2. Overtime workers can now deduct the premium portion of their extra hours

The overtime deduction lets you write off the premium portion of your overtime pay, up to $12,500 for single filers or $25,000 for joint filers. Only the extra half of time-and-a-half compensation qualifies, not the full overtime check you receive.

You must be a non-exempt worker under the Fair Labor Standards Act to qualify for this break, the IRS states. Nurses, construction workers, firefighters, factory employees, and retail hourly workers are among the most common eligible groups.

The overtime deduction has been the most commonly claimed new break so far this filing season, IRS Commissioner Frank Bisignano told Congress. Roughly 15.5 million filers had used the overtime deduction as of early March, Newsweek reported.

3. Seniors 65 and older get an additional $6,000 deduction on top of existing breaks

If you turned 65 by Dec. 31, 2025, you can claim a brand-new $6,000 deduction that stacks on top of the existing senior standard deduction. Married couples in which both spouses qualify can claim $12,000 in combined benefits, which could eliminate federal taxes on Social Security benefits for many retirees.

“It’s a pretty big deal for higher-income folks that live in expensive cities… those people don’t tend to file early,” said William McBride, chief economist at the Tax Foundation.

Related: IRS rule could save business owners thousands

The phase-out begins at $75,000 in modified adjusted gross income for single filers and $150,000 for joint filers. Treasury Secretary Bessent described this provision as delivering relief to 88% of retired Americans.

IRS Commissioner Bisignano confirmed this deduction is producing the largest individual refund increases among all the new breaks available this year.

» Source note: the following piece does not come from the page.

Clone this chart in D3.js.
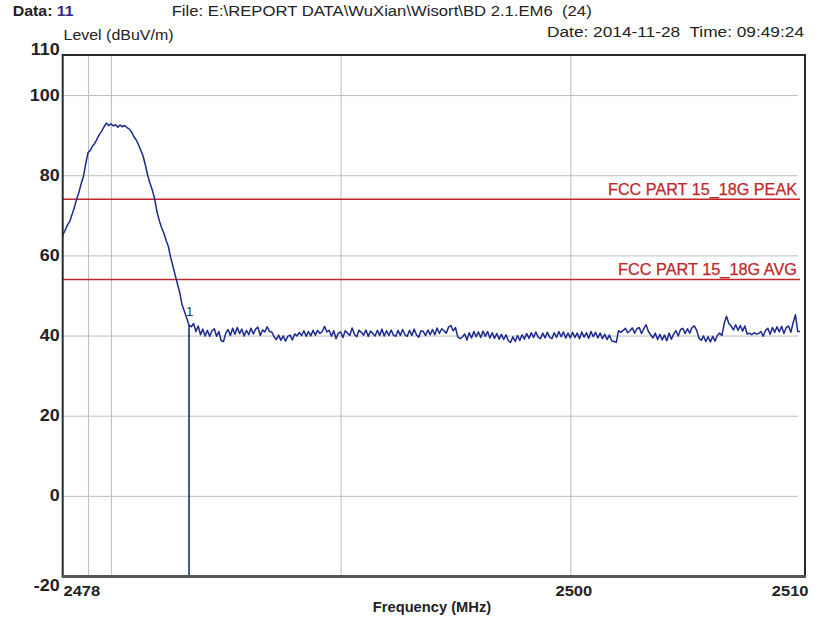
<!DOCTYPE html>
<html><head><meta charset="utf-8">
<script src="https://cdn.jsdelivr.net/npm/d3@7"></script>
<style>
html,body{margin:0;padding:0;background:#fff;}
svg{display:block;font-family:"Liberation Sans",Arial,sans-serif;}
text{white-space:pre;}
</style></head>
<body>
<svg id="chart" width="820" height="628"></svg>
<script>
// ---- data ----
const freqStart = 2477.9;   // MHz, first sweep point
const freqStep = 0.1;       // MHz per sweep point
const levels = [
  65.0,
  66.2, 67.5, 68.4, 70.1, 71.8, 73.9, 75.6, 77.8, 79.6, 82.8,
  85.6, 86.2, 87.3, 88.0, 89.1, 90.2, 91.0, 92.1, 93.0, 92.4,
  92.8, 92.3, 92.6, 92.0, 92.5, 92.1, 92.4, 91.9, 91.5, 90.8,
  89.6, 88.8, 87.6, 86.2, 84.8, 82.5, 80.0, 78.0, 76.3, 74.2,
  71.0, 68.8, 67.0, 65.6, 63.8, 62.2, 59.5, 57.3, 55.0, 52.8,
  50.6, 47.6, 46.0, 44.3, 42.6, 42.2,
  43.0, 41.0, 42.4, 40.2,
  41.6, 39.9, 41.3, 39.8, 41.2, 41.7, 39.8, 41.0, 38.7, 38.5,
  40.6, 41.5, 40.0, 41.8, 40.3, 42.0, 40.5, 41.6, 39.9, 41.3,
  40.2, 41.8, 40.4, 41.6, 42.1, 40.0, 41.4, 40.9, 42.2, 41.0,
  40.9, 39.7, 39.0, 40.1, 38.8, 39.9, 38.6, 39.8, 40.1, 38.9,
  40.4, 39.9, 40.8, 40.0, 41.2, 39.8, 41.0, 39.9, 41.3, 40.1,
  41.3, 40.5, 41.0, 42.3, 40.9, 41.3, 39.8, 41.2, 39.2, 40.6,
  40.9, 39.5, 41.2, 40.6, 40.0, 41.9, 40.3, 39.7, 41.3, 40.8,
  40.1, 41.4, 39.8, 41.1, 40.5, 39.9, 41.3, 40.0, 41.6, 39.9,
  41.2, 40.0, 41.4, 40.1, 39.8, 41.3, 40.0, 41.5, 40.2, 39.8,
  41.3, 40.0, 41.6, 40.2, 39.6, 41.2, 41.0, 40.0, 41.4, 40.2,
  41.5, 40.2, 41.9, 40.5, 41.7, 41.2, 40.6, 42.1, 42.5, 41.2,
  42.0, 39.7, 39.2, 39.6, 40.4, 38.9, 40.7, 39.4, 41.0, 39.7,
  40.9, 39.5, 41.1, 39.8, 41.0, 39.4, 40.7, 39.3, 40.5, 39.1,
  40.3, 39.0, 40.2, 38.7, 38.3, 39.7, 38.5, 40.0, 38.8, 40.2,
  39.1, 40.5, 39.3, 40.7, 39.5, 40.9, 39.6, 39.2, 40.6, 39.4,
  40.8, 39.6, 39.2, 40.7, 39.5, 41.0, 39.7, 40.9, 39.4, 40.6,
  39.4, 40.8, 39.5, 40.6, 39.2, 40.9, 39.6, 40.7, 39.3, 41.0,
  39.7, 40.8, 39.4, 40.6, 39.2, 40.3, 39.0, 40.1, 38.7, 38.5,
  38.3, 41.2, 40.8, 41.3, 41.8, 40.7, 41.2, 41.9, 40.6, 41.7,
  42.0, 40.5, 41.7, 42.7, 41.0, 40.2, 39.4, 40.6, 39.0, 40.3,
  38.9, 40.1, 38.7, 40.6, 39.1, 40.4, 41.2, 39.9, 41.5, 41.8,
  40.5, 41.7, 40.6, 42.0, 42.4, 41.3, 39.4, 38.8, 39.9, 38.5,
  39.7, 38.4, 39.8, 38.6, 40.0, 40.6, 40.0, 43.0, 44.8, 43.0,
  42.4, 41.4, 42.7, 41.3, 42.5, 41.1, 42.4, 40.4, 40.6, 40.2,
  40.7, 40.4, 40.5, 41.0, 39.8, 41.3, 41.8, 40.3, 42.0, 40.8,
  42.2, 40.9, 42.3, 40.5, 42.0, 42.4, 40.8, 43.2, 45.2, 41.0,
  41.0
];
const limitNames = ["FCC PART 15_18G PEAK", "FCC PART 15_18G AVG"];
const limitLevels = [74, 54];
const markerFreqs = [2483.4];
const markerLevels = [42.6];
const markerLabels = ["1"];
const yTickValues = [110, 100, 80, 60, 40, 20, 0, -20];
const yGridValues = [100, 80, 60, 40, 20, 0];
const xTickValues = [2478, 2500, 2510];
const xGridValues = [2479, 2480, 2490, 2500];
const dataLabel = "Data: ";
const dataNumber = "11";
const fileText = "File: E:\\REPORT DATA\\WuXian\\Wisort\\BD 2.1.EM6  (24)";
const dateText = "Date: 2014-11-28  Time: 09:49:24";
const yTitle = "Level (dBuV/m)";
const xTitle = "Frequency (MHz)";

// ---- layout ----
const svg = d3.select("#chart");
const L = 62.7, R = 800, T = 55, B = 576, frameR = 805;
const x = d3.scaleLinear().domain([freqStart, 2510]).range([L, R]);
const y = d3.scaleLinear().domain([-20, 110]).range([B, T]);
const navy = "#1b2a8c", red = "#c0272d", ink = "#222";
const pts = levels.map((v, i) => ({f: +(freqStart + i * freqStep).toFixed(1), v}));

function fit(sel, w) {
  sel.attr("textLength", w).attr("lengthAdjust", "spacingAndGlyphs");
}
function stretch(sel, k) {
  sel.each(function () {
    const w = this.getComputedTextLength();
    this.setAttribute("textLength", w * k);
    this.setAttribute("lengthAdjust", "spacingAndGlyphs");
  });
}

svg.append("rect").attr("width", 820).attr("height", 628).attr("fill", "#fff");

// grid: horizontal
const gy = svg.append("g").attr("transform", `translate(${L},0)`)
  .call(d3.axisLeft(y).tickValues(yGridValues).tickSize(-(R - L - 2)).tickFormat(""));
gy.select(".domain").remove();
gy.selectAll("line").attr("stroke", "#bdbdbd").attr("stroke-width", 1);

// grid: vertical
const gx = svg.append("g").attr("transform", `translate(0,${B})`)
  .call(d3.axisBottom(x).tickValues(xGridValues).tickSize(-(B - T)).tickFormat(""));
gx.select(".domain").remove();
gx.selectAll("line").attr("stroke", "#bdbdbd").attr("stroke-width", 1);

// limit lines
svg.append("g").selectAll("line").data(limitLevels).join("line")
  .attr("x1", L).attr("x2", R)
  .attr("y1", d => y(d)).attr("y2", d => y(d))
  .attr("stroke", red).attr("stroke-width", 1.6);
const limitWidths = [189, 179];
svg.append("g").selectAll("text").data(limitNames).join("text")
  .attr("x", R - 3).attr("y", (d, i) => y(limitLevels[i]) - 4.5)
  .attr("text-anchor", "end").attr("font-size", 16).attr("fill", red)
  .attr("stroke", red).attr("stroke-width", 0.25)
  .text(d => d)
  .each(function (d, i) { fit(d3.select(this), limitWidths[i]); });

// trace
svg.append("path").datum(pts)
  .attr("fill", "none").attr("stroke", navy).attr("stroke-width", 1.5)
  .attr("stroke-linejoin", "round")
  .attr("d", d3.line().x(d => x(d.f)).y(d => y(d.v)));

// marker
svg.append("g").selectAll("line").data(markerFreqs).join("line")
  .attr("x1", d => x(d)).attr("x2", d => x(d))
  .attr("y1", (d, i) => y(markerLevels[i])).attr("y2", B)
  .attr("stroke", navy).attr("stroke-width", 1.6);
svg.append("g").selectAll("text").data(markerLabels).join("text")
  .attr("x", (d, i) => x(markerFreqs[i]) - 3).attr("y", (d, i) => y(markerLevels[i]) - 9)
  .attr("font-size", 13).attr("fill", "#2b3170").text(d => d);

// frame
svg.append("rect").attr("x", L).attr("y", T).attr("width", frameR - L).attr("height", B - T)
  .attr("fill", "none").attr("stroke", "#2a2a2a").attr("stroke-width", 2);
svg.append("line").attr("x1", L - 1).attr("x2", frameR + 1).attr("y1", B + 0.5).attr("y2", B + 0.5)
  .attr("stroke", "#555").attr("stroke-width", 3);

// y tick labels
const ay = svg.append("g").attr("transform", `translate(${L},0)`)
  .call(d3.axisLeft(y).tickValues(yTickValues).tickSize(0).tickPadding(3).tickFormat(d => String(d)));
ay.select(".domain").remove();
ay.selectAll("text")
  .attr("font-size", 16).attr("font-weight", "bold").attr("fill", ink)
  .attr("font-family", "Liberation Sans, Arial, sans-serif")
  .attr("dy", d => d === 110 ? "-0.05em" : d === -20 ? "0.9em" : "0.32em")
  .call(stretch, 1.12);

// x tick labels
const ax = svg.append("g").attr("transform", `translate(0,${B})`)
  .call(d3.axisBottom(x).tickValues(xTickValues).tickSize(0).tickPadding(0).tickFormat(d => String(d)));
ax.select(".domain").remove();
ax.selectAll("text")
  .attr("font-size", 15).attr("font-weight", "bold").attr("fill", ink)
  .attr("font-family", "Liberation Sans, Arial, sans-serif")
  .attr("y", 20).attr("dy", 0)
  .attr("text-anchor", d => d === 2478 ? "start" : d === 2510 ? "end" : "middle")
  .attr("dx", d => d === 2478 ? -2 : d === 2510 ? 8 : 3)
  .call(stretch, 1.1);

// titles
const t1 = svg.append("text").attr("x", 12.7).attr("y", 16)
  .attr("font-size", 14).attr("font-weight", "bold").attr("fill", ink);
t1.append("tspan").text(dataLabel);
t1.append("tspan").attr("fill", "#2b2f86").text(dataNumber);
fit(t1, 61);

svg.append("text").attr("x", 171.7).attr("y", 16)
  .attr("font-size", 14).attr("fill", ink).text(fileText).call(fit, 420);

svg.append("text").attr("x", 63.5).attr("y", 40)
  .attr("font-size", 14).attr("fill", ink).text(yTitle).call(fit, 110);

svg.append("text").attr("x", 547).attr("y", 37)
  .attr("font-size", 14).attr("fill", ink).text(dateText).call(fit, 257);

svg.append("text").attr("x", 432).attr("y", 612).attr("text-anchor", "middle")
  .attr("font-size", 14).attr("font-weight", "bold").attr("fill", ink).text(xTitle).call(stretch, 1.05);
</script>
</body></html>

4. New car buyers and high-tax-state residents are also seeing bigger refunds

Two additional provisions provide refunds for specific groups of filers who meet the eligibility requirements under the new law.

Auto loan interest deduction

You can deduct up to $10,000 in interest paid on a new car loan originated after December 2024 on a vehicle assembled in the United States. The deduction phases out starting at $100,000 MAGI for single filers and $200,000 for joint filers, Charles Schwab explains.

SALT deduction cap raised to $40,000

The state and local tax deduction cap jumped from $10,000 to $40,000 for the 2025 tax year, a major benefit for filers in high-tax states. The new cap phases down for taxpayers with MAGI above $500,000 and will revert to $10,000 in 2030, the Bipartisan Policy Center notes.

If you live in New York, California, New Jersey, or Illinois and were previously capped at $10,000, this change alone could be worth thousands of dollars. You will need to itemize your deductions on Schedule A to take advantage of the higher SALT cap.

A new tax law boosts refunds for new car buyers and high-tax-state residents through auto loan interest and higher SALT deductions.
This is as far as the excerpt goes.